The European Union and the United Kingdom have already reached the point where R-32 is slated to be phased out as part of the F-Gas Regulation (which aims to phase out HFCs by 2050). We’re not there—at least not yet—in the USA, but if we want to stay ahead of the curve, we should pay attention to the replacements.

The refrigerants that have been discussed as replacements are “natural” refrigerants R-290 and carbon dioxide (CO2 or R-744). 

Natural Refrigerants and Specialized Compressors

R-290 is extremely efficient and has a low GWP (3). However, it’s highly flammable and requires small charge sizes as a result. On the other hand, CO2 is an A1 refrigerant with a GWP of 1, but its operating pressures are very high. 

Despite those challenges, plenty of facilities successfully use these refrigerants. Several organizations offer training on these systems, and compressors that can handle the unique challenges of R-290 and CO2 already exist. Just as Copeland optimized their scroll compressors for R-32 and R-454B, they’ve designed scroll compressors for R-290 and subcritical CO2 (as well as semi-hermetic compressors for subcritical and transcritical CO2).

R-290 Scroll Compressors

R-290 scrolls sold in the United States come in vertical and horizontal varieties. Vertical scrolls for R-290 can be used in medium-temp, extended medium-temp, and low-temp refrigeration. Horizontal scrolls are made for medium-temp and low-temp applications. The table below shows horizontal scrolls for A2Ls and R-290:

Credit: Copeland

CO2 Scroll Compressors

CO2 refrigeration is a unique beast, so I’ll leave you with THIS tech tip if you want to learn more about it, but the main thing you need to know is that you may deal with subcritical or supercritical operation (or both). Subcritical CO2 only changes between liquid and vapor in its circuit, and it’s common in low-temp refrigeration. Supercritical CO2 exceeds a temperature and pressure called the critical point, at which the temperature and pressure decouple, and is more common in medium-temp CO2 systems. Copeland’s ZO scroll series is for low-temp subcritical CO2 systems, and their ZO(D) series specifically refers to their digital scrolls.

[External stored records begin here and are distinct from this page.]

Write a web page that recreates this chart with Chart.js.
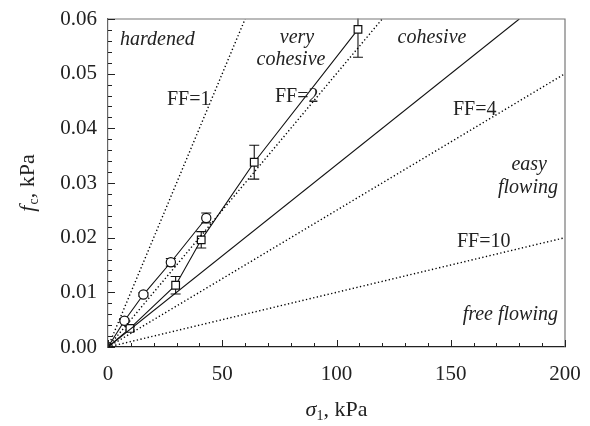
<!DOCTYPE html>
<html>
<head>
<meta charset="utf-8">
<script src="https://cdn.jsdelivr.net/npm/chart.js@4"></script>
<style>
  html, body { margin: 0; padding: 0; background: #fff; }
  #wrap { width: 590px; height: 426px; position: relative; }
</style>
</head>
<body>
<div id="wrap"><canvas id="c" width="590" height="426"></canvas></div>
<script>
// ---- data ----
const xTicks = [0, 50, 100, 150, 200];
const yTicks = [0.00, 0.01, 0.02, 0.03, 0.04, 0.05, 0.06];

const circleX   = [0, 7.2, 15.5, 27.5, 43.0];
const circleY   = [0, 0.0048, 0.0096, 0.0155, 0.0236];
const circleErr = [0, 0.0003, 0.0003, 0.0007, 0.0009];

const squareX   = [0, 9.6, 29.6, 40.8, 64.0, 109.4];
const squareY   = [0, 0.0034, 0.0113, 0.0196, 0.0338, 0.0581];
const squareErr = [0, 0.0003, 0.0016, 0.0015, 0.0031, 0.0051];

// flow-function boundary lines (start / end points)
const ff1Line  = [[0, 0], [60, 0.06]];
const ff2Line  = [[0, 0], [120, 0.06]];
const ff4Line  = [[0, 0], [200, 0.05]];
const ff10Line = [[0, 0], [200, 0.02]];
const fitLine  = [[0, 0], [180, 0.06]];

const regionLabels = [
  { text: 'hardened', x: 120, y: 40, italic: true, align: 'left' },
  { text: 'very', x: 297, y: 38, italic: true, align: 'center' },
  { text: 'cohesive', x: 291, y: 60, italic: true, align: 'center' },
  { text: 'cohesive', x: 432, y: 38, italic: true, align: 'center' },
  { text: 'easy', x: 547, y: 165, italic: true, align: 'right' },
  { text: 'flowing', x: 558, y: 188, italic: true, align: 'right' },
  { text: 'free flowing', x: 558, y: 315, italic: true, align: 'right' },
  { text: 'FF=1', x: 167, y: 100, italic: false, align: 'left' },
  { text: 'FF=2', x: 275, y: 97, italic: false, align: 'left' },
  { text: 'FF=4', x: 453, y: 110, italic: false, align: 'left' },
  { text: 'FF=10', x: 457, y: 242, italic: false, align: 'left' }
];

const SERIF = '"Liberation Serif", "Times New Roman", serif';
const toPts = (xs, ys) => xs.map((x, i) => ({ x: x, y: ys[i] }));
const segPts = seg => seg.map(p => ({ x: p[0], y: p[1] }));

function dottedDs(seg) {
  return { type: 'line', data: segPts(seg), borderColor: '#000', borderWidth: 1.4,
           borderDash: [1.3, 2.4], pointRadius: 0, fill: false, tension: 0 };
}

const errorBarsPlugin = {
  id: 'errbars',
  beforeDatasetsDraw(chart) {
    const ctx = chart.ctx, xs = chart.scales.x, ys = chart.scales.y, a = chart.chartArea;
    ctx.save();
    ctx.beginPath(); ctx.rect(a.left, a.top - 0.5, a.right - a.left, a.bottom - a.top + 1); ctx.clip();
    ctx.strokeStyle = '#111'; ctx.lineWidth = 1.1;
    const draw = (X, Y, E) => {
      X.forEach((x, i) => {
        if (!E[i]) return;
        const px = xs.getPixelForValue(x);
        const p1 = ys.getPixelForValue(Y[i] + E[i]);
        const p2 = ys.getPixelForValue(Y[i] - E[i]);
        ctx.beginPath();
        ctx.moveTo(px, p1); ctx.lineTo(px, p2);
        ctx.moveTo(px - 5, p1); ctx.lineTo(px + 5, p1);
        ctx.moveTo(px - 5, p2); ctx.lineTo(px + 5, p2);
        ctx.stroke();
      });
    };
    draw(circleX, circleY, circleErr);
    draw(squareX, squareY, squareErr);
    ctx.restore();
  }
};

const decorPlugin = {
  id: 'decor',
  afterDraw(chart) {
    const ctx = chart.ctx, xs = chart.scales.x, ys = chart.scales.y, a = chart.chartArea;
    ctx.save();
    // frame top / right
    ctx.strokeStyle = '#777'; ctx.lineWidth = 1.2;
    ctx.beginPath();
    ctx.moveTo(a.left, a.top); ctx.lineTo(a.right, a.top); ctx.lineTo(a.right, a.bottom);
    ctx.stroke();
    // inward ticks
    ctx.strokeStyle = '#222'; ctx.lineWidth = 1;
    ctx.beginPath();
    for (let v = 0; v <= 200.001; v += 10) {
      const px = Math.round(xs.getPixelForValue(v)) + 0.5;
      const len = (Math.round(v) % 50 === 0) ? 7 : 4;
      ctx.moveTo(px, a.bottom); ctx.lineTo(px, a.bottom - len);
    }
    for (let k = 0; k <= 30; k++) {
      const v = k * 0.002;
      const py = Math.round(ys.getPixelForValue(v)) + 0.5;
      const len = (k % 5 === 0) ? 7 : 4;
      ctx.moveTo(a.left, py); ctx.lineTo(a.left + len, py);
    }
    ctx.stroke();

    // region labels
    ctx.fillStyle = '#222';
    ctx.textBaseline = 'middle';
    regionLabels.forEach(l => {
      ctx.font = (l.italic ? 'italic ' : '') + '20px ' + SERIF;
      ctx.textAlign = l.align;
      ctx.fillText(l.text, l.x, l.y);
    });

    // axis titles with subscripts
    ctx.textAlign = 'left';
    ctx.textBaseline = 'alphabetic';
    const big = '22px ' + SERIF, bigI = 'italic 22px ' + SERIF, small = '14px ' + SERIF;
    // x title: sigma_1, kPa
    ctx.font = bigI; const wS = ctx.measureText('σ').width;
    ctx.font = small; const w1 = ctx.measureText('1').width;
    ctx.font = big; const wR = ctx.measureText(', kPa').width;
    let x0 = (a.left + a.right) / 2 - (wS + w1 + wR) / 2;
    const yb = 416;
    ctx.font = bigI; ctx.fillText('σ', x0, yb);
    ctx.font = small; ctx.fillText('1', x0 + wS, yb + 4);
    ctx.font = big; ctx.fillText(', kPa', x0 + wS + w1, yb);
    // y title: f_c, kPa (rotated)
    ctx.font = bigI; const wF = ctx.measureText('f').width + 1;
    ctx.font = small; const wC = ctx.measureText('c').width;
    ctx.font = big; const wR2 = ctx.measureText(', kPa').width;
    ctx.translate(34, (a.top + a.bottom) / 2);
    ctx.rotate(-Math.PI / 2);
    let s0 = -(wF + wC + wR2) / 2;
    ctx.font = bigI; ctx.fillText('f', s0, 0);
    ctx.font = small; ctx.fillText('c', s0 + wF, 4);
    ctx.font = big; ctx.fillText(', kPa', s0 + wF + wC, 0);
    ctx.restore();
  }
};

new Chart(document.getElementById('c'), {
  type: 'scatter',
  data: {
    datasets: [
      dottedDs(ff1Line), dottedDs(ff2Line), dottedDs(ff4Line), dottedDs(ff10Line),
      { type: 'line', data: segPts(fitLine), borderColor: '#111', borderWidth: 1.1,
        pointRadius: 0, fill: false, tension: 0 },
      { type: 'line', data: toPts(circleX, circleY), borderColor: '#111', borderWidth: 1.1,
        pointStyle: 'circle', pointRadius: circleX.map((x, i) => i === 0 ? 0 : 4.6),
        pointBackgroundColor: '#fff', pointBorderColor: '#111', pointBorderWidth: 1.2,
        fill: false, tension: 0 },
      { type: 'line', data: toPts(squareX, squareY), borderColor: '#111', borderWidth: 1.1,
        pointStyle: 'rect', pointRadius: squareX.map((x, i) => i === 0 ? 0 : 5.4),
        pointBackgroundColor: '#fff', pointBorderColor: '#111', pointBorderWidth: 1.2,
        fill: false, tension: 0 }
    ]
  },
  options: {
    responsive: false,
    animation: false,
    layout: { padding: { left: 0, top: 19, right: 25, bottom: 0 } },
    plugins: { legend: { display: false }, tooltip: { enabled: false } },
    scales: {
      x: {
        type: 'linear', min: 0, max: 200,
        afterFit: s => { s.height = 79; s.paddingLeft = 0; s.paddingRight = 0; },
        afterBuildTicks: s => { s.ticks = xTicks.map(v => ({ value: v })); },
        grid: { display: false, drawTicks: false },
        border: { display: true, color: '#222', width: 1.3 },
        ticks: { color: '#222', padding: 15, font: { family: SERIF, size: 21 },
                 callback: v => String(v) }
      },
      y: {
        type: 'linear', min: 0, max: 0.06,
        afterFit: s => { s.width = 108; s.paddingTop = 0; s.paddingBottom = 0; },
        afterBuildTicks: s => { s.ticks = yTicks.map(v => ({ value: v })); },
        grid: { display: false, drawTicks: false },
        border: { display: true, color: '#666', width: 1.2 },
        ticks: { color: '#222', padding: 11, font: { family: SERIF, size: 21 },
                 callback: v => Number(v).toFixed(2) }
      }
    }
  },
  plugins: [errorBarsPlugin, decorPlugin]
});
</script>
</body>
</html>
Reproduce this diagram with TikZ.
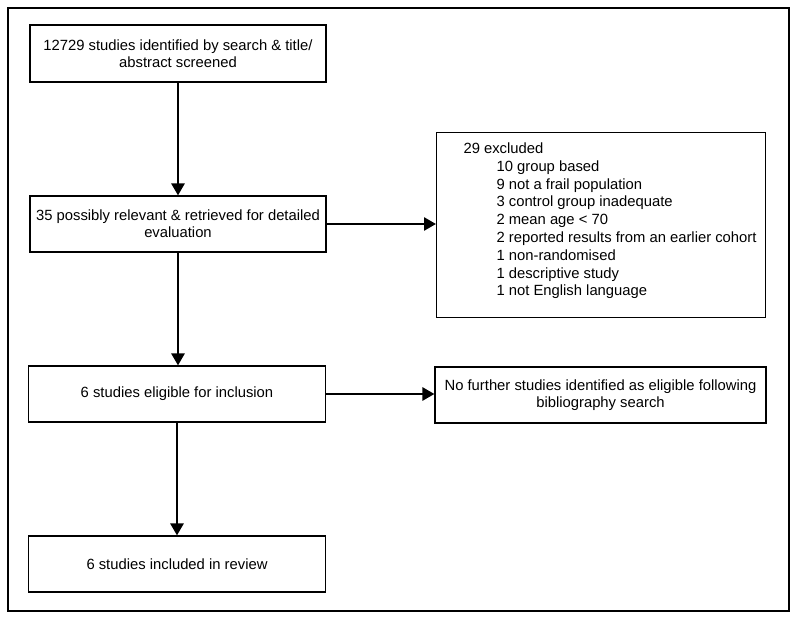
\documentclass[tikz,border=0pt]{standalone}
\usepackage{fontspec}
\setmainfont{Liberation Sans}
\usetikzlibrary{arrows.meta}
\begin{document}
\begin{tikzpicture}[x=1pt,y=-1pt,
  box/.style={draw=black, line width=1.1pt, inner sep=0pt, align=center,
    font=\fontsize{14.8}{16.7}\selectfont},
  arr/.style={line width=2.6pt, -{Triangle[length=12pt,width=13pt]}},
  frame/.style={draw=black, line width=1.1pt}]
\useasboundingbox (0,0) rectangle (800,620);
\draw[frame] (8,8) rectangle (789,611);
\node[box, minimum width=296pt, minimum height=57pt] (b1) at (178,53.5)
  {12729 studies identified by search \& title/\\abstract screened};
\node[box, minimum width=296pt, minimum height=56pt] (b2) at (178,224)
  {35 possibly relevant \& retrieved for detailed\\evaluation};
\node[box, minimum width=297pt, minimum height=56pt] (b3) at (177,394)
  {6 studies eligible for inclusion};
\node[box, minimum width=297pt, minimum height=56pt] (b4) at (177,564)
  {6 studies included in review};
\node[box, minimum width=331pt, minimum height=56pt] (nf) at (600.5,395)
  {No further studies identified as eligible following\\bibliography search};
\node[box, anchor=north west, minimum width=329pt, minimum height=185pt, align=left] (ex) at (436,132)
  {\begin{minipage}[t][185pt][t]{329pt}\setlength{\parindent}{0pt}%
   \fontsize{14.8}{17.8}\selectfont
   \hspace*{27pt}\rule{0pt}{21pt}29 excluded\\
   \hspace*{60pt}10 group based\\
   \hspace*{60pt}9 not a frail population\\
   \hspace*{60pt}3 control group inadequate\\
   \hspace*{60pt}2 mean age < 70\\
   \hspace*{60pt}2 reported results from an earlier cohort\\
   \hspace*{60pt}1 non-randomised\\
   \hspace*{60pt}1 descriptive study\\
   \hspace*{60pt}1 not English language
   \end{minipage}};
\draw[arr] (b1.south) -- (b2.north);
\draw[arr] (b2.south) -- (b2.south |- b3.north);
\draw[arr] (b3.south) -- (b4.north);
\draw[arr] (b2.east) -- (b2.east -| ex.west);
\draw[arr] (b3.east) -- (b3.east -| nf.west);
\end{tikzpicture}
\end{document}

Again, the CO2 only changes between liquid and vapor. In a booster system with medium-temp and low-temp refrigeration, the subcritical CO2 will be compressed and discharged into the medium-temp circuit with CO2 from the medium-temp evaporators and bypass valve (shown below). 

Credit: Copeland

In a hybrid cascade system with HFCs, the discharge CO2 goes to a heat exchanger that gives off some of that heat to the medium-temp HFC circuit. 

Credit: Copeland

Copeland has several great resources about CO2 refrigeration. You can find white papers, product listings, and more at the “CO2 Solutions” part of Copeland’s website HERE.

As our industry continues to adapt to the HFC phasedown and lower GWP targets, education and awareness will be vital. Free resources like the Copeland Mobile app are invaluable—you can find exact matches for replacement compressors from local distributors, get clarity about which refrigerants a compressor is designed to handle, and access AE bulletins and training at your fingertips. 

The EPA website also contains timelines and deadlines for GWP targets as well as important legal documentation like final rules. While this change has been more than frustrating for several contractors, there are plenty of resources to help us stay informed during this technological transition.